Written request: Gather the lines from the material that contain "this".

Start Information given

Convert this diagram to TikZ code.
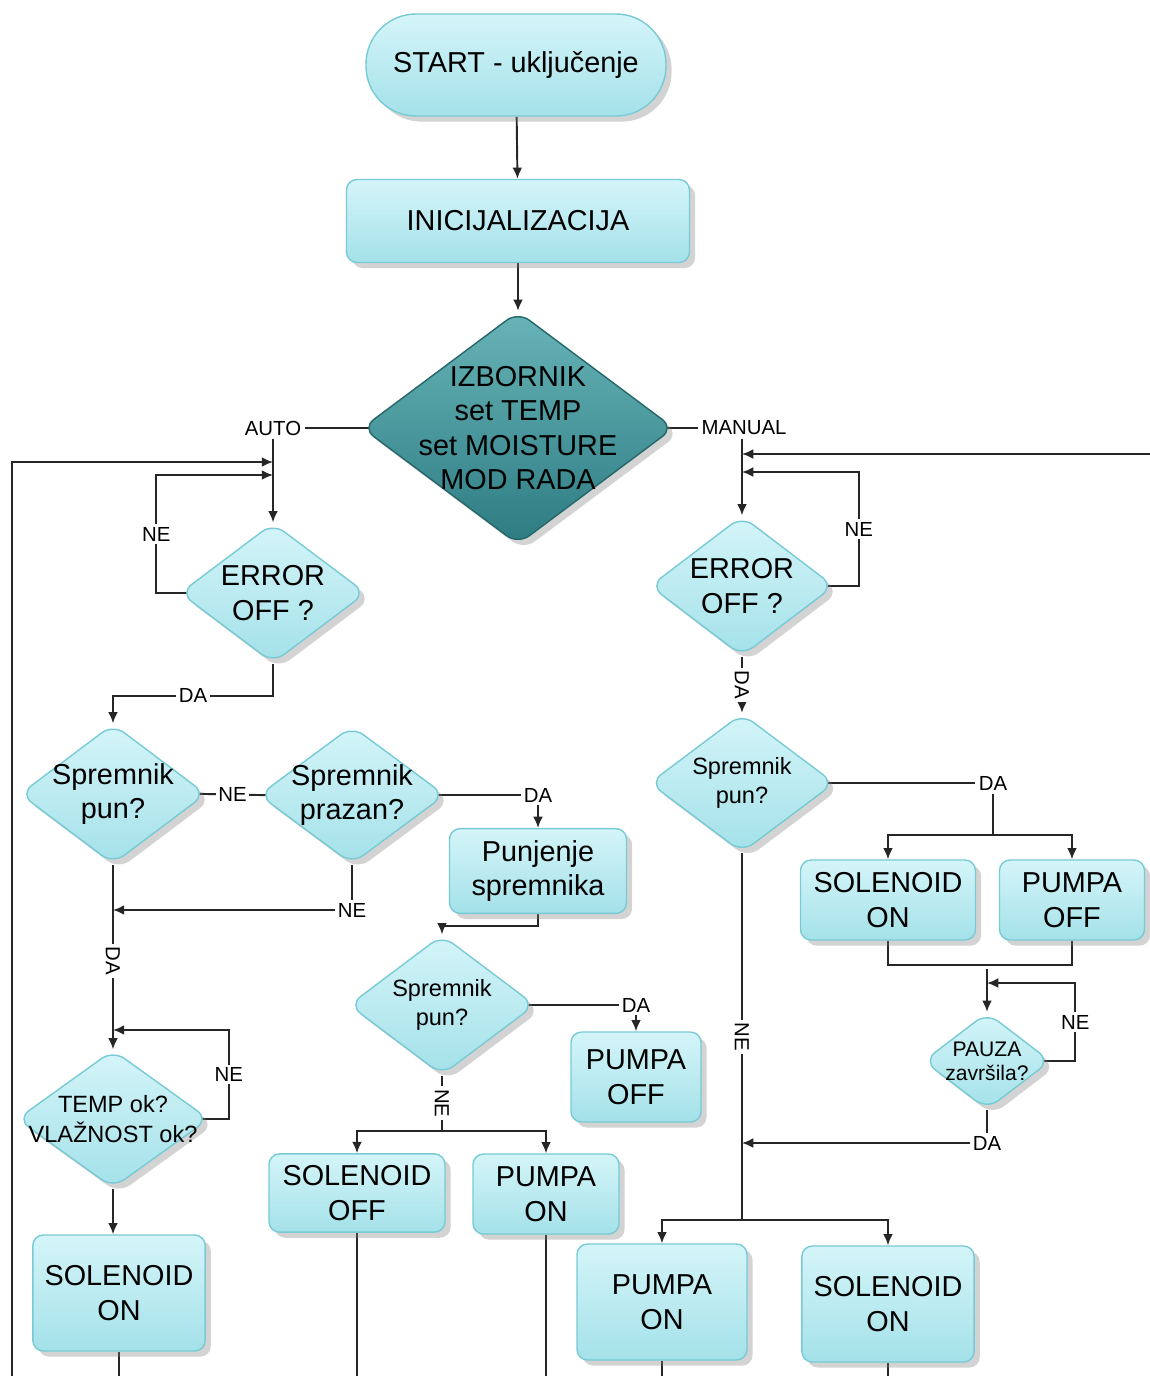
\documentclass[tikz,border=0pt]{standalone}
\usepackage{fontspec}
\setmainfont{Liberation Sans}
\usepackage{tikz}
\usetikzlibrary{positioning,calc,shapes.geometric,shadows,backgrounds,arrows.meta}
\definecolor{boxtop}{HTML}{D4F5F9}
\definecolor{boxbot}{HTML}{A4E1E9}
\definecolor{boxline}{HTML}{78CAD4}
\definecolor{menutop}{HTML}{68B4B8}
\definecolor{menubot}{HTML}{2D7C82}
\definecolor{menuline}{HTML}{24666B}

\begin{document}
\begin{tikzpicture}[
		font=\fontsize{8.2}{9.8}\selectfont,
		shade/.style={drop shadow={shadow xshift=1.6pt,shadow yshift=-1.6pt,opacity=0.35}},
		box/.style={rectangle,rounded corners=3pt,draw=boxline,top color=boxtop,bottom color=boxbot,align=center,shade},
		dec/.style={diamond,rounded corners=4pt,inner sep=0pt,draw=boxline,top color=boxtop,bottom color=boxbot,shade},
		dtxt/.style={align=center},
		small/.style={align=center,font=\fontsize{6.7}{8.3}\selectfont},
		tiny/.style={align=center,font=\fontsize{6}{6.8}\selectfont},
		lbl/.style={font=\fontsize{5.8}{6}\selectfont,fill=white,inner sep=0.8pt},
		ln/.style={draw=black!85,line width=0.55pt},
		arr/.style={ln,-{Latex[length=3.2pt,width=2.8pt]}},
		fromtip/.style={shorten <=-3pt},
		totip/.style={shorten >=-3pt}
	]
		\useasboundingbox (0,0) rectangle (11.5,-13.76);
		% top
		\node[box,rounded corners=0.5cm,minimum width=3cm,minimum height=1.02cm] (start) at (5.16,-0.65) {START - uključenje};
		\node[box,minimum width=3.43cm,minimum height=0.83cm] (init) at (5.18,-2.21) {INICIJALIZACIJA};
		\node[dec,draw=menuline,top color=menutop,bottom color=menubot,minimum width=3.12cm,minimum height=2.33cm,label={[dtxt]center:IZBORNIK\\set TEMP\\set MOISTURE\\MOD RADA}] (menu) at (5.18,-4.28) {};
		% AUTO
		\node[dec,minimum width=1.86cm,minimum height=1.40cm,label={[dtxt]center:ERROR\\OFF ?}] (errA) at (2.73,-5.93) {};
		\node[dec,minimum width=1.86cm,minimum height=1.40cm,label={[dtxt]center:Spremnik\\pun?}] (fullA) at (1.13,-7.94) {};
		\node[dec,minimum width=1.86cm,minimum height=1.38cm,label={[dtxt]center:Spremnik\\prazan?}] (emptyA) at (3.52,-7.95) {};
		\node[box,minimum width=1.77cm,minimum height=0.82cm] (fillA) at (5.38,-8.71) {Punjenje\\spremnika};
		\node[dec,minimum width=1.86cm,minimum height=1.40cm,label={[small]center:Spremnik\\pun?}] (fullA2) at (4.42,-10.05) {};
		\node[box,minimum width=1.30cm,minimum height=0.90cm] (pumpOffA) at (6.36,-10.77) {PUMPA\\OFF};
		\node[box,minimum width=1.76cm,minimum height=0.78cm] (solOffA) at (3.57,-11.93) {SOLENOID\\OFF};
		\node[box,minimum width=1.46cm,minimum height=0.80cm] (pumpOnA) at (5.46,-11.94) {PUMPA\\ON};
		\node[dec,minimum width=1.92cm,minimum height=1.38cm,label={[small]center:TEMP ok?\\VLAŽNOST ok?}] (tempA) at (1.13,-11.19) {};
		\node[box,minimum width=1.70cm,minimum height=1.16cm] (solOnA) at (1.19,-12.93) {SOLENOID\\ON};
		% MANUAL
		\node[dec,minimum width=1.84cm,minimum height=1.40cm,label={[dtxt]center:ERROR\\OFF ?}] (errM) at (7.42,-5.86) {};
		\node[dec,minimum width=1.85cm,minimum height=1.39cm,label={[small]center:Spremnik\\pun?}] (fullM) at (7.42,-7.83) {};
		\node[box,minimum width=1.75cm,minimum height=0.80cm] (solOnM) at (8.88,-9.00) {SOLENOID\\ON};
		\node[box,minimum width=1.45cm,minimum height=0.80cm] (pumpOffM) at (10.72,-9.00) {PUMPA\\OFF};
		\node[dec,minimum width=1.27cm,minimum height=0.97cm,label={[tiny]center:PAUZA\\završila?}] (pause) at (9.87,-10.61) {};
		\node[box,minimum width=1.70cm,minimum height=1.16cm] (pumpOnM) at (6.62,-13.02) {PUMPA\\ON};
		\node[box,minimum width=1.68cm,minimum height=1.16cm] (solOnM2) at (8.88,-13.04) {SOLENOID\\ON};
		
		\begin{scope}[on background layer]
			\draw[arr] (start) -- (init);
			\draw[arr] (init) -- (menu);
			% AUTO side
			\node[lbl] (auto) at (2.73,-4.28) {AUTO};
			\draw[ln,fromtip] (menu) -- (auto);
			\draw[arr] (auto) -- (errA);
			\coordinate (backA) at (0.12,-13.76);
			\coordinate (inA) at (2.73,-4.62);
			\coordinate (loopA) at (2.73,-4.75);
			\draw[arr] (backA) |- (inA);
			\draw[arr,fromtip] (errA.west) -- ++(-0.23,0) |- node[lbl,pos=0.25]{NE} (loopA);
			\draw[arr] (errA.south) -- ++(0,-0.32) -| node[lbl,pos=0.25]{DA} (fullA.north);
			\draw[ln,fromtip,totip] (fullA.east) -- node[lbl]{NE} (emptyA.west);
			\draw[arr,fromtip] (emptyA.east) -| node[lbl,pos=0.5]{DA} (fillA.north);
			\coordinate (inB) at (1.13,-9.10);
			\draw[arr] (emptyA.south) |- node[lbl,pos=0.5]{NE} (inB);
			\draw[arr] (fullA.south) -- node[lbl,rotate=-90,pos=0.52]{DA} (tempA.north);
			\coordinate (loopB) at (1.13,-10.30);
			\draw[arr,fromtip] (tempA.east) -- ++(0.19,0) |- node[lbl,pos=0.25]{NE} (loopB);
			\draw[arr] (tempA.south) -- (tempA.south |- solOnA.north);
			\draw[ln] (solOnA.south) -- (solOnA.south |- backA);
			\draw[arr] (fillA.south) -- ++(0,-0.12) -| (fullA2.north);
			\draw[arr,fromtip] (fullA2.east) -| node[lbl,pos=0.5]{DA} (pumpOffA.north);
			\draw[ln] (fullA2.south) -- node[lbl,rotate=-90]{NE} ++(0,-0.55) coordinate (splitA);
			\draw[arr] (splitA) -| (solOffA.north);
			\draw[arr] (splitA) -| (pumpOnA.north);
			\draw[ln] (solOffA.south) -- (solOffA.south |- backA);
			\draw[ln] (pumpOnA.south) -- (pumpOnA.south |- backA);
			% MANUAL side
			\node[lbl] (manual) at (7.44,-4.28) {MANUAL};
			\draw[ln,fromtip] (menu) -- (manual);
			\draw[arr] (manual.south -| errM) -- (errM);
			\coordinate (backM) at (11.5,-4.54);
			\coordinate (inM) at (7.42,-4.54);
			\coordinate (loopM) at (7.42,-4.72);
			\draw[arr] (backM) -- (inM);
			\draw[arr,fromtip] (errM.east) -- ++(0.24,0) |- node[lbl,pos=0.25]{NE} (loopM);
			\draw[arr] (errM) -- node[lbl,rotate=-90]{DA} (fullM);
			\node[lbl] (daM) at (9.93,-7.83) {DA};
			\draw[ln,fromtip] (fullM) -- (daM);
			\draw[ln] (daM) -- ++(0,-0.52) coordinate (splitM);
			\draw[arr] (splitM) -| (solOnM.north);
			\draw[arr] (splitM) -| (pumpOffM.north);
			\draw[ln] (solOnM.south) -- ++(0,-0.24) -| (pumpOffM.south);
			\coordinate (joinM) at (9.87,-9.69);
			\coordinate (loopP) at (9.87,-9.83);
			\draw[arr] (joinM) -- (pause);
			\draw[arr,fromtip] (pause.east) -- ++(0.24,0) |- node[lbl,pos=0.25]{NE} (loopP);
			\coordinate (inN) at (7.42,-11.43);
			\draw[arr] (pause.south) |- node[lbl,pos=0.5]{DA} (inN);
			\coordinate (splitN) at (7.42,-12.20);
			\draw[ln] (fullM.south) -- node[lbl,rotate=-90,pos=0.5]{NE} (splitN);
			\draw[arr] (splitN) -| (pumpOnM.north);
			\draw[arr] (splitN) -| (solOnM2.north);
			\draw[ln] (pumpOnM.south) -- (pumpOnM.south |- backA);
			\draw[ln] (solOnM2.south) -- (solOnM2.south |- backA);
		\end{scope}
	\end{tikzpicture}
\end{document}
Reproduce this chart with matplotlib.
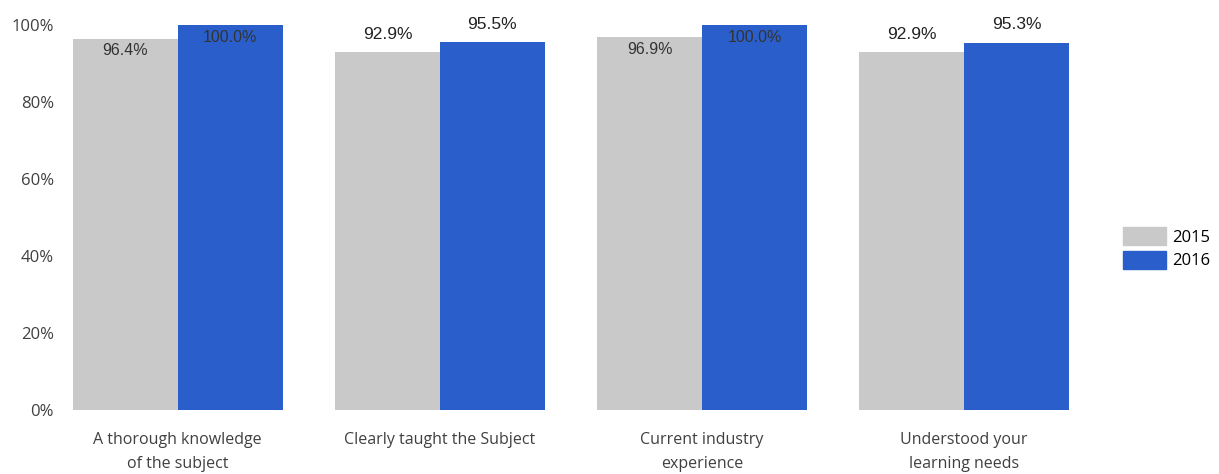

End Information given

The reply:
Convert this diagram to TikZ code.
Reproduce this chart with matplotlib.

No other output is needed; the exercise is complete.